I giovani qui ci sono, attratti da una modalità di lavoro ad altissimo tasso tecnologico: di ciò che ricorda il lavoro del boscaiolo c’è ormai solo la motosega. Per il resto, tutto macchine imponenti con schermi touch e software dedicati per operare nel bosco. È la buona notizia che arriva dalla silvicoltura del Friuli Venezia Giulia che per il resto deve fare i conti con due aspetti piuttosto critici: il valore del legname, che da giugno, dopo un annetto interessante, è tornato all’epoca Vaia, quando cioè cinque anni fa il prezzo al metro cubo crollò insieme alle migliaia di abeti stesi dalla violenza del vento; il bostrico, che continua a mangiare senza sosta foreste monocultura, distese cioè di abete rosso, il “cibo” preferito del parassita.
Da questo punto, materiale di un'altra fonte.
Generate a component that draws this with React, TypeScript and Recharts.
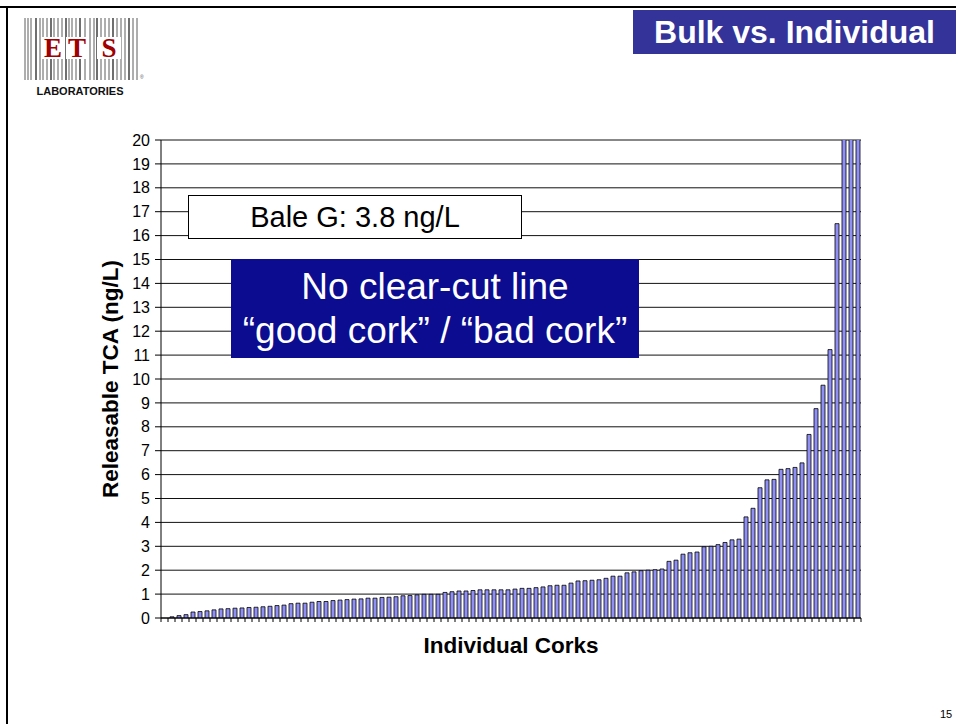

È quanto sperimenta quotidianamente Mirco Cigliani, presidente di Legno Servizi, il cluster dell’ambito forestale in regione, costituito nel 1995 per sostenere e rafforzare i soggetti operanti nella filiera bosco legno e per valorizzare una risorsa largamente presente nelle montagne del Friuli Venezia Giulia.
I COSTI
Tra fine ottobre e i primi di novembre del 2018 la tempesta cambiò il volto di gran parte della montagna boscata del Nordest e «il prezzo del legname scese da 90 euro al metro cubo a una media di 55 euro a metro cubo – ricorda Cigliani -.
IL “BOSTRICATO”
«È un legno che, se adoperato entro 4-5 mesi dall’attacco del parassita, si può utilizzare per lavorazione di seconda scelta – illustra Cigliani -, per gli imballaggi o per i pannelli, di cui per fortuna abbiamo importanti produttori in regione. Passato questo periodo, non resta che destinarlo a biomassa. In ogni caso, circa il 50% del legno con bostrico finisce in biomassa, rispetto al 10-20% del legno rimanente nel taglio di alberi sani». Cigliani, che è anche componente della categoria Legno di Confartigianato Fvg, il bosco lo frequenta da moltissimi anni e ogni giorno. Perciò inquadra “il problema bostrico” con dovizia di particolari: «Sarà difficile fermarlo, si pensi che in una pianta troviamo anche 60mila parassiti e ci sono aree così impervie dove è impossibile arrivare – afferma -. Tuttavia, dove interveniamo puliamo bene, di modo che il bosco possa riprendersi. In alcune aree, stiamo notando la nascita di essenze diverse dall’abete rosso: abete bianco, larici, castagni, tutti alberi che il bostrico non attacca». In altre aree colpite da Vai, «la natura sta facendo il suo meglio, rinascono faggi, abete rosso, carpino». A riprova che l’abete rosso non è sempre stato l’albero tipico della montagna friulana. «Dalle mie parti ci sono luoghi che si chiamano “Faiet”, “Castigneit” – rivela Cigliani -, chiaro rimando al faggio e al castagno, a conferma che la monocultura dell’abete rossa è stata scelta ad un certo punto della storia, perché più redditizia».